Storyboards are initially conceived in a format similar to comic books, in which each square denotes a piece of the action. During the course of an animated film, thousands and thousands of sketches will be drawn in this format. Some will be posted on bulletin boards and office walls, most will be filed away and a few will make their way onto the screen after they have been greatly reformatted, refined and re-imagined.

“During the storyboarding phase, we go through a lot of trial and error, putting our characters in various situations, and their personalities start to emerge somewhat organically while the storyboard artists are working,” explains Long. “We change and modify the characters to make them the most entertaining that they can possibly be. Once you start visualizing possibilities and personality traits, a much clearer character starts to emerge, making them easier to write and draw for.”

Adds Stacchi: “Storyboarding is where it all happens. The story can be all laid out, the plot structured, and beats made clear and logical, but if space isn’t made for the characters to come alive with their own idiosyncrasies and moments here, it will never happen later. We were lucky, in that our story department is full of flea-bitten, misfit mongrels just like Boog and Elliot, so they brought a lot of insight into the characters.”

For Open Season, the early storyboards were the inspiration for the next four years of work for more than 200 artists and animators, who executed 1,223 shots, using more than 7,200 feet of film, from the more than 34,000 storyboard drawings produced.

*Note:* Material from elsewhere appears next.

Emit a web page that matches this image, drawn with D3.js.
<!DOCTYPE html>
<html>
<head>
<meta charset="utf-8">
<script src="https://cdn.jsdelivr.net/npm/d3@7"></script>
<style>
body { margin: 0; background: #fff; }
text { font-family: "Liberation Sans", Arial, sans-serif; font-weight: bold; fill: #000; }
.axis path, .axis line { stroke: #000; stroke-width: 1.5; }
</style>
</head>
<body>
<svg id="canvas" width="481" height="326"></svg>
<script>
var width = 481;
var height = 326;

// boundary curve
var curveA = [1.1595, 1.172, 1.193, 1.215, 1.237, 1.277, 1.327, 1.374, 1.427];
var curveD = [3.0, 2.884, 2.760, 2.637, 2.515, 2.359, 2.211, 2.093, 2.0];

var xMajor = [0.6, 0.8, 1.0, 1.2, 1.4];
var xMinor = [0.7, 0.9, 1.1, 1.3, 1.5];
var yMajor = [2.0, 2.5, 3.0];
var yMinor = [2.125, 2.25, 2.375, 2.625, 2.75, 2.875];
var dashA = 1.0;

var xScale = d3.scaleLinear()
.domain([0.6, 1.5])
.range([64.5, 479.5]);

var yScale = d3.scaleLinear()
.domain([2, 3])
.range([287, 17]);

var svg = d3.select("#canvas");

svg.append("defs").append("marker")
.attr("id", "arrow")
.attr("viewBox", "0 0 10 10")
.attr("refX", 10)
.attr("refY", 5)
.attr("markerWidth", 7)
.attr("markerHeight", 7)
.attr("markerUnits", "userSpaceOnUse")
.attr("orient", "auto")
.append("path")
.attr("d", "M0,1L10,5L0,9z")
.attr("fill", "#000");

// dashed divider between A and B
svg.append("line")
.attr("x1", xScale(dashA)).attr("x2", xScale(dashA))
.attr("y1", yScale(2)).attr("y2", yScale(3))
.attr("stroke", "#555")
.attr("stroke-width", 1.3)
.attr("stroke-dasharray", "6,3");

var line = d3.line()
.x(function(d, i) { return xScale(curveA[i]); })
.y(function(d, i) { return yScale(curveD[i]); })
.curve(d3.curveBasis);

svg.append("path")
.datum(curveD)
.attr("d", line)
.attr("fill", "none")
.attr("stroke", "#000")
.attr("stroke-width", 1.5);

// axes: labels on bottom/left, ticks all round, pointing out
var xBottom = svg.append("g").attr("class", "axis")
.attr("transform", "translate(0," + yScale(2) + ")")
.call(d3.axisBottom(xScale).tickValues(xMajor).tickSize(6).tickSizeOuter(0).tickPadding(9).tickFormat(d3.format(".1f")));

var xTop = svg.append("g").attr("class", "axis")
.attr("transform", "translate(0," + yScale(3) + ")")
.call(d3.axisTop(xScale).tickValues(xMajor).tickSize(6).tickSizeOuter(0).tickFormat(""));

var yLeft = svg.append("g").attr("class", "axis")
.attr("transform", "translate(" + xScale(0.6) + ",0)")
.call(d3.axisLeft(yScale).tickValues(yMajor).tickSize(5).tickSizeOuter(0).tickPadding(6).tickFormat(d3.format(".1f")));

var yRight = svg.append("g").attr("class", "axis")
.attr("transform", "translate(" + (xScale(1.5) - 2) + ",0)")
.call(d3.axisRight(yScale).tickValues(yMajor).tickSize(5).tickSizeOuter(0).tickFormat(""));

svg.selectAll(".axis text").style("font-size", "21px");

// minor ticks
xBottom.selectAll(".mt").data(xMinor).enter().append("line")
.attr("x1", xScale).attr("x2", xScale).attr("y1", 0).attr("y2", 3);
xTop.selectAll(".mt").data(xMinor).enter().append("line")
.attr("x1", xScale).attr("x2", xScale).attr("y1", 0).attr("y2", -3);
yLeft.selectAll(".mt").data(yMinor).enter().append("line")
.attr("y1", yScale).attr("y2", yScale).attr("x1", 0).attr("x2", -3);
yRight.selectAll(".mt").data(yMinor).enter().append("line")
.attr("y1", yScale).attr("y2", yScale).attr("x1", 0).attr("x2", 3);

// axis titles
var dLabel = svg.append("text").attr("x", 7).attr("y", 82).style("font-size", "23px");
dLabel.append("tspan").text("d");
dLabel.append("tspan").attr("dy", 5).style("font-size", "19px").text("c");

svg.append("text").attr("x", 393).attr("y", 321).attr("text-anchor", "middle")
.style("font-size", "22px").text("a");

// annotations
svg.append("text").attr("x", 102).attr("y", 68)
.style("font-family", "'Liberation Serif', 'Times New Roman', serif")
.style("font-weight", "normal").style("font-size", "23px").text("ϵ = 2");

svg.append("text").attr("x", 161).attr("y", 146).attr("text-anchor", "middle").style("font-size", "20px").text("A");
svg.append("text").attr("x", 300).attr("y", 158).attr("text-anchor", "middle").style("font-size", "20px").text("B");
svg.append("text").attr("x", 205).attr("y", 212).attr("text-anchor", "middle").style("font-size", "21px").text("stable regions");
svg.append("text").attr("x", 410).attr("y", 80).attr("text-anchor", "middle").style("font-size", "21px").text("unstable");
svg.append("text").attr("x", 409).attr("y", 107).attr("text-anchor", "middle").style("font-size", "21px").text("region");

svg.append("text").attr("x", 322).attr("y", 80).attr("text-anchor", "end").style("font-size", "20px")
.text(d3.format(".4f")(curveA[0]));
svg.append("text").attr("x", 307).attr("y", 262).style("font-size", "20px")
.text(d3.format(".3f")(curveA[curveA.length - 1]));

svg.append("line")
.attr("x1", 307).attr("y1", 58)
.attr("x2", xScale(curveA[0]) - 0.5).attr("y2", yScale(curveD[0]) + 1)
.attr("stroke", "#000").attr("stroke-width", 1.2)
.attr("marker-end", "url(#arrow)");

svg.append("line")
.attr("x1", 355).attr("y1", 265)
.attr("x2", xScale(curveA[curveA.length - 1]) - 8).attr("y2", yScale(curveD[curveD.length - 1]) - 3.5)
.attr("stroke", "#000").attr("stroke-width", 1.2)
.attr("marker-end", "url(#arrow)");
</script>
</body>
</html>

The process of creating fully dimensional characters for Open Season began with character designer Carter Goodrich, who was assigned the monumental task of designing every character in the film. Goodrich is a contributing character designer for Finding Nemo, Monsters Inc, and Shrek, whose illustrations have graced multiple covers of The New Yorker, and have appeared in Time, Newsweek, GQ, Playboy and the Atlantic Monthly. With bold lines and the strong shape-language for which he is known, Goodrich gave each animal and resident of Timberline his or her own distinct, whimsical personality.

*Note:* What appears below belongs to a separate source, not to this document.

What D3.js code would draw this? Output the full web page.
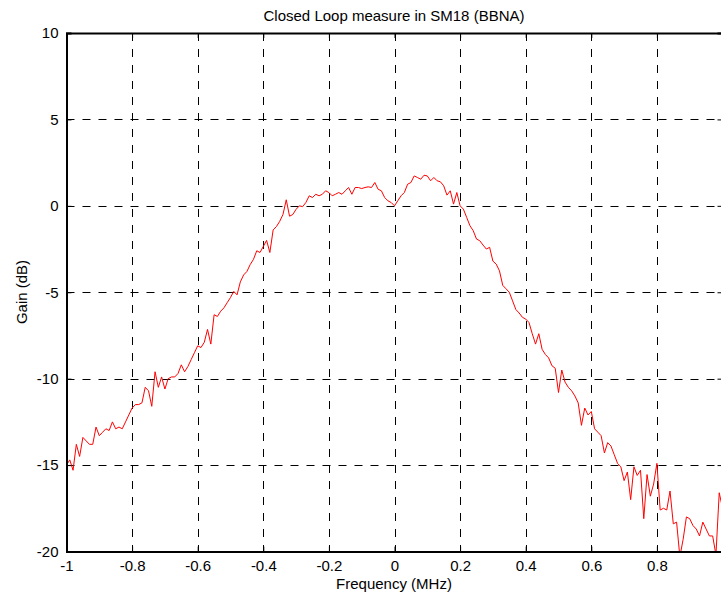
<!DOCTYPE html>
<html>
<head>
<meta charset="utf-8">
<script src="https://cdn.jsdelivr.net/npm/d3@7"></script>
<style>
    body { margin: 0; background: #fff; }
    text { font-family: "Liberation Sans", Arial, Helvetica, sans-serif; }
</style>
</head>
<body>
<div id="chart"></div>
<script>
// Measured gain (dB), one value every 0.01 MHz from -1 to 1
const gain = [
    -15.0, -14.7, -15.3, -13.8, -14.5, -13.4, -13.6, -13.8, -13.8, -12.8,
    -13.3, -13.1, -12.9, -13.0, -12.5, -12.9, -12.8, -12.9, -12.5, -12.1,
    -11.7, -11.5, -11.5, -11.4, -10.5, -10.7, -11.6, -9.6, -10.5, -9.9,
    -10.6, -10.0, -9.9, -9.9, -9.7, -9.2, -9.6, -9.3, -8.9, -8.5,
    -8.1, -8.2, -7.9, -7.15, -8.0, -6.3, -6.4, -6.1, -5.9, -5.6,
    -5.3, -4.95, -5.15, -4.4, -4.0, -3.8, -3.4, -3.1, -2.6, -2.7,
    -2.35, -2.0, -2.7, -1.4, -1.2, -0.9, -0.5, 0.35, -0.6, -0.5,
    -0.2, 0.0, -0.05, 0.2, 0.58, 0.48, 0.67, 0.58, 0.67, 0.87,
    0.77, 0.58, 0.67, 0.77, 0.67, 0.87, 1.06, 0.67, 1.06, 1.06,
    1.0, 1.06, 1.1, 1.06, 1.35, 0.96, 0.87, 0.48, 0.29, 0.19,
    0.0, 0.29, 0.58, 0.77, 1.25, 1.35, 1.73, 1.64, 1.54, 1.77,
    1.73, 1.45, 1.64, 1.45, 1.39, 1.16, 0.62, 0.87, 0.1, 0.77,
    0.0, -0.19, -0.67, -1.15, -1.44, -1.92, -2.02, -2.27, -2.5, -2.4,
    -3.2, -3.37, -3.76, -4.6, -4.8, -5.0, -5.5, -6.0, -6.2, -6.45,
    -6.55, -6.75, -7.4, -8.0, -7.4, -8.3, -8.6, -8.8, -9.25, -9.4,
    -10.8, -9.5, -10.2, -10.5, -10.7, -11.0, -11.4, -12.7, -11.7, -12.1,
    -11.9, -12.9, -13.1, -13.3, -14.3, -13.7, -13.9, -14.4, -14.9, -15.1,
    -15.9, -15.4, -17.0, -15.1, -15.6, -15.3, -18.1, -15.55, -16.8, -16.1,
    -14.9, -17.6, -17.5, -17.6, -16.5, -18.4, -18.3, -20.3, -19.3, -18.0,
    -18.1, -18.5, -18.7, -19.1, -18.3, -18.7, -19.1, -19.1, -20.2, -16.6,
    -17.5
];
const freqStart = -1;
const freqStep = 0.01;

const xTicks = [-1, -0.8, -0.6, -0.4, -0.2, 0, 0.2, 0.4, 0.6, 0.8, 1];
const yTicks = [-20, -15, -10, -5, 0, 5, 10];

const data = gain.map((g, i) => ({ f: freqStart + i * freqStep, g: g }));

const width = 721;
const height = 594;
const margin = { top: 33, right: -1.5, bottom: 42.5, left: 66.5 };
const innerWidth = width - margin.left - margin.right;
const innerHeight = height - margin.top - margin.bottom;

const svg = d3.select('#chart')
    .append('svg')
    .attr('width', width)
    .attr('height', height);

const xScale = d3.scaleLinear()
    .domain([-1, 1])
    .range([margin.left, margin.left + innerWidth]);

const yScale = d3.scaleLinear()
    .domain([-20, 10])
    .range([margin.top + innerHeight, margin.top]);

// clip for the curve
svg.append('clipPath')
    .attr('id', 'plot-clip')
    .append('rect')
    .attr('x', margin.left)
    .attr('y', margin.top)
    .attr('width', innerWidth)
    .attr('height', innerHeight);

// dashed grid
const grid = svg.append('g').attr('class', 'grid');
grid.selectAll('line.vgrid')
    .data(xTicks)
    .enter()
    .append('line')
    .attr('x1', d => Math.round(xScale(d)) + 0.5)
    .attr('x2', d => Math.round(xScale(d)) + 0.5)
    .attr('y1', margin.top)
    .attr('y2', margin.top + innerHeight)
    .attr('stroke', '#000')
    .attr('stroke-width', 1)
    .attr('stroke-dasharray', '8,8');

grid.selectAll('line.hgrid')
    .data(yTicks)
    .enter()
    .append('line')
    .attr('x1', margin.left)
    .attr('x2', margin.left + innerWidth)
    .attr('y1', d => Math.round(yScale(d)) + 0.5)
    .attr('y2', d => Math.round(yScale(d)) + 0.5)
    .attr('stroke', '#000')
    .attr('stroke-width', 1)
    .attr('stroke-dasharray', '8,8');

// measured curve
const line = d3.line()
    .x(d => xScale(d.f))
    .y(d => yScale(d.g));

svg.append('path')
    .datum(data)
    .attr('clip-path', 'url(#plot-clip)')
    .attr('fill', 'none')
    .attr('stroke', '#ff0000')
    .attr('stroke-width', 1)
    .attr('d', line);

// axes with inward ticks; the label at x = 1 falls outside the window
const xFmt = d => (d === 1 ? '' : String(d));
const yFmt = d => String(d);

const xAxis = svg.append('g')
    .attr('transform', `translate(0, ${margin.top + innerHeight})`)
    .call(d3.axisBottom(xScale).tickValues(xTicks).tickFormat(xFmt).tickSize(-5).tickPadding(9));

const xTop = svg.append('g')
    .attr('transform', `translate(0, ${margin.top})`)
    .call(d3.axisTop(xScale).tickValues(xTicks).tickSize(-5));

const yAxis = svg.append('g')
    .attr('transform', `translate(${margin.left}, 0)`)
    .call(d3.axisLeft(yScale).tickValues(yTicks).tickFormat(yFmt).tickSize(-5).tickPadding(8));

const yRight = svg.append('g')
    .attr('transform', `translate(${margin.left + innerWidth}, 0)`)
    .call(d3.axisRight(yScale).tickValues(yTicks).tickSize(-5));

// top and right axes carry ticks only
xTop.selectAll('.tick text').remove();
yRight.selectAll('.tick text').remove();
xAxis.selectAll('.tick text').filter(d => d === 1).remove();

[xAxis, xTop, yAxis, yRight].forEach(a => {
    a.select('.domain').attr('stroke', '#000').attr('stroke-width', 2);
    a.selectAll('.tick line').attr('stroke', '#000');
    a.selectAll('.tick text')
        .attr('fill', '#000')
        .style('font-size', '15px');
});

// title and axis labels
svg.append('text')
    .attr('x', 394)
    .attr('y', 21)
    .style('text-anchor', 'middle')
    .style('font-size', '15px')
    .text('Closed Loop measure in SM18 (BBNA)');

svg.append('text')
    .attr('x', 394)
    .attr('y', 589)
    .style('text-anchor', 'middle')
    .style('font-size', '15px')
    .text('Frequency (MHz)');

svg.append('text')
    .attr('transform', 'rotate(-90)')
    .attr('x', -292)
    .attr('y', 27)
    .style('text-anchor', 'middle')
    .style('font-size', '15px')
    .text('Gain (dB)');
</script>
</body>
</html>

“We worked with the storyboards from [head of story] David Feiss, which everyone really liked, and we tried to stay within the world he created,” explains Goodrich. “We would supply a group of images and the directors would choose the ones they most liked. Then we would hone in on those and keep going until the final character design was completed.”

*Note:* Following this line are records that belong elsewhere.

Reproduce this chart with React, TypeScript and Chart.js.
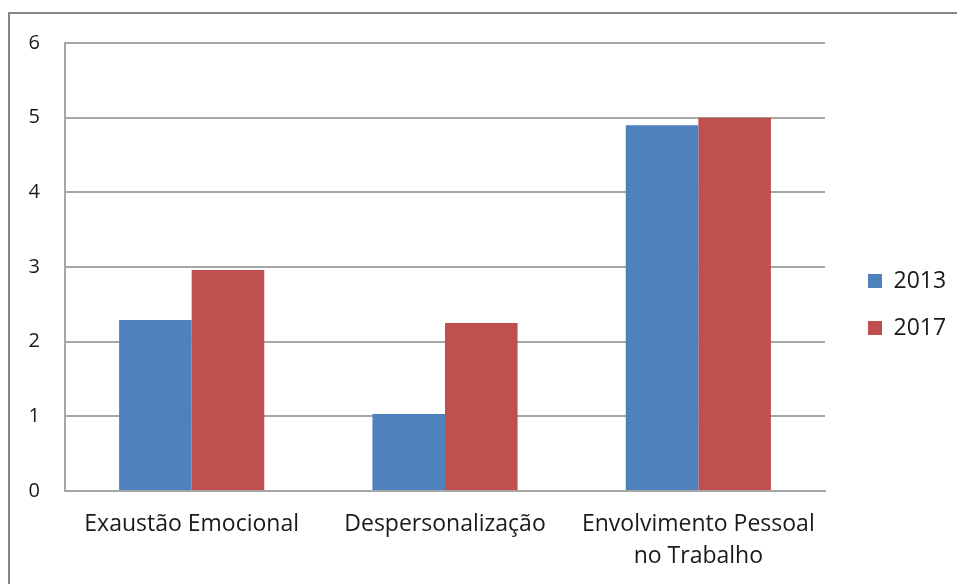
import React, { useEffect, useRef } from "react";
import { Chart, registerables } from "chart.js";

Chart.register(...registerables);

const categories: (string | string[])[] = [
  "Exaustão Emocional",
  "Despersonalização",
  ["Envolvimento Pessoal", "no Trabalho"],
];
const values2013 = [2.29, 1.03, 4.9];
const values2017 = [2.96, 2.25, 5.0];
const seriesLabels = ["2013", "2017"];
const yTicks = [0, 1, 2, 3, 4, 5, 6];

const FONT = "'Open Sans', 'DejaVu Sans', sans-serif";
const LEGEND_WIDTH = 132;
const LEGEND_PADDING = 24;
const LEGEND_SHIFT_X = 19;
const LEGEND_SHIFT_Y = -9;

const legendFix = {
  id: "legendFix",
  beforeLayout(chart: any) {
    const lg = chart.legend;
    if (lg && !lg.__patched) {
      const origFit = lg.fit.bind(lg);
      lg.fit = function () {
        origFit();
        this.width = LEGEND_WIDTH;
      };
      const origDraw = lg.draw.bind(lg);
      lg.draw = function (...args: any[]) {
        const ctx = this.ctx;
        ctx.save();
        ctx.translate(LEGEND_SHIFT_X, LEGEND_SHIFT_Y);
        origDraw(...args);
        ctx.restore();
      };
      lg.__patched = true;
    }
  },
};

export default function App() {
  const ref = useRef<HTMLCanvasElement | null>(null);
  useEffect(() => {
    if (!ref.current) return;
    const chart = new Chart(ref.current, {
      type: "bar",
      data: {
        labels: categories,
        datasets: [
          {
            label: seriesLabels[0],
            data: values2013,
            backgroundColor: "#4F81BD",
            borderWidth: 0,
          },
          {
            label: seriesLabels[1],
            data: values2017,
            backgroundColor: "#C0504D",
            borderWidth: 0,
          },
        ],
      },
      plugins: [legendFix],
      options: {
        animation: false,
        responsive: false,
        maintainAspectRatio: false,
        layout: { padding: { top: 43, left: 0, right: 0, bottom: 0 } },
        datasets: { bar: { barPercentage: 1, categoryPercentage: 0.573 } },
        plugins: {
          tooltip: { enabled: false },
          legend: {
            position: "right",
            labels: {
              font: { family: FONT, size: 23 },
              color: "#1a1a1a",
              boxWidth: 14,
              boxHeight: 14,
              padding: LEGEND_PADDING,
            },
          },
        },
        scales: {
          x: {
            grid: { display: false, drawTicks: false },
            border: { display: true, color: "#A6A6A6", width: 2 },
            ticks: {
              font: { family: FONT, size: 23, lineHeight: 1.4 },
              color: "#1a1a1a",
              padding: 17,
              maxRotation: 0,
              autoSkip: false,
            },
            afterFit: (s: any) => {
              s.height = 584 - 491;
            },
          },
          y: {
            min: 0,
            max: 6,
            afterBuildTicks: (s: any) => {
              s.ticks = yTicks.map((v) => ({ value: v }));
            },
            grid: { color: "#A6A6A6", lineWidth: 2, drawTicks: false },
            border: { display: true, color: "#A6A6A6", width: 2 },
            ticks: {
              font: { family: FONT, size: 20 },
              color: "#1a1a1a",
              padding: 25,
            },
            afterFit: (s: any) => {
              s.width = 65;
            },
          },
        },
      },
    });
    return () => chart.destroy();
  }, []);

  return (
    <div
      style={{
        position: "fixed",
        left: 0,
        top: 0,
        width: 957,
        height: 584,
        overflow: "hidden",
        background: "#fff",
      }}
    >
      <div
        style={{
          position: "absolute",
          left: 8,
          top: 12,
          width: 1200,
          height: 1200,
          border: "2px solid #868686",
        }}
      />
      <canvas
        ref={ref}
        width={957}
        height={584}
        style={{ position: "absolute", left: 0, top: 0, width: 957, height: 584 }}
      />
    </div>
  );
}
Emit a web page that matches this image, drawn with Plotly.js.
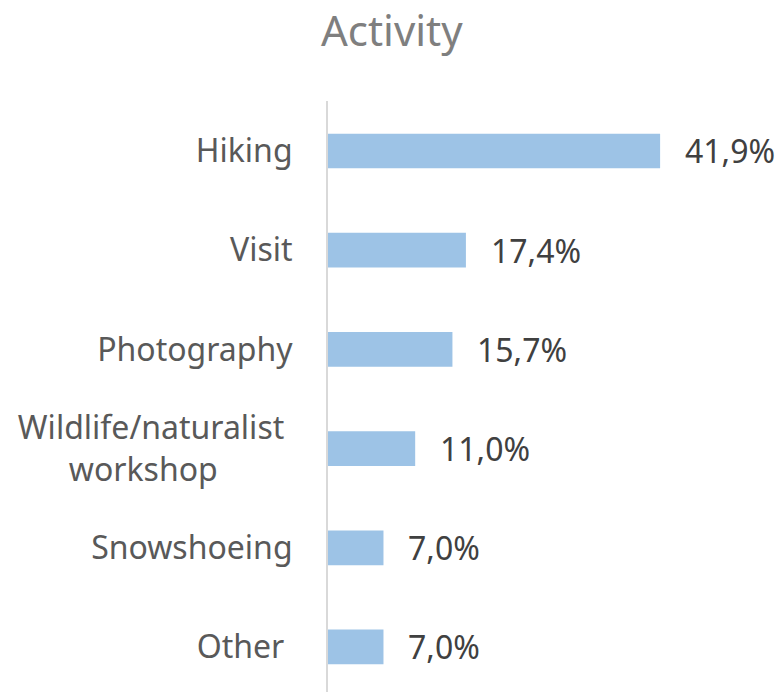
<!DOCTYPE html>
<html>
<head>
<meta charset="utf-8">
<script src="https://cdn.plot.ly/plotly-3.0.1.min.js"></script>
<style>html,body{margin:0;padding:0;background:#fff}#chart{width:779px;height:692px}</style>
</head>
<body>
<div id="chart"></div>
<script>
const categories = ["Hiking", "Visit", "Photography", "Wildlife/naturalist <br>workshop\u00a0\u00a0\u00a0\u00a0\u00a0\u00a0\u00a0\u00a0\u00a0", "Snowshoeing", "Other "];
const shares = [41.9, 17.4, 15.7, 11.0, 7.0, 7.0];
const valueLabels = shares.map(v => v.toFixed(1).replace('.', ',') + '%');

const font = "Noto Sans, DejaVu Sans, sans-serif";

const trace = {
  type: 'bar',
  orientation: 'h',
  x: shares,
  y: categories,
  marker: {color: '#9DC3E6', line: {width: 0}},
  width: 0.35,
  hoverinfo: 'none'
};

const annotations = shares.map((v, i) => ({
  x: v, y: categories[i], xref: 'x', yref: 'y',
  text: valueLabels[i], showarrow: false,
  xanchor: 'left', yanchor: 'middle', xshift: 23,
  font: {family: font, size: 32, color: '#404040'}
}));

const layout = {
  width: 779, height: 692,
  margin: {l: 328, r: 0, t: 101, b: 0},
  paper_bgcolor: '#ffffff', plot_bgcolor: '#ffffff',
  showlegend: false,
  title: {
    text: 'Activity', x: 0.503, xref: 'container', xanchor: 'center',
    y: 0.955, yref: 'container', yanchor: 'middle',
    font: {family: font, size: 42, color: '#7F7F7F'}
  },
  xaxis: {range: [0, 56.9], visible: false, showgrid: false, zeroline: false, fixedrange: true},
  yaxis: {
    type: 'category',
    range: [5.454, -0.504],
    showline: true, linecolor: '#D9D9D9', linewidth: 2,
    showgrid: false, zeroline: false, ticks: '',
    ticklabelstandoff: 27,
    tickfont: {family: font, size: 32, color: '#595959'},
    fixedrange: true
  },
  annotations: annotations
};

Plotly.newPlot('chart', [trace], layout, {displayModeBar: false, staticPlot: true});
</script>
</body>
</html>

Visual-development supervisor Richard Chavez worked closely with the storyboard department and the character-development team to fashion the film’s overall production design. “We do preliminary work on the concept of the characters,” says Chavez. “We help the directors create design attributes to define both character and story. This early process is very organic. There is a lot of flexibility at this stage, as things have not been narrowed down and the storyline is still in flux. So anything is possible.”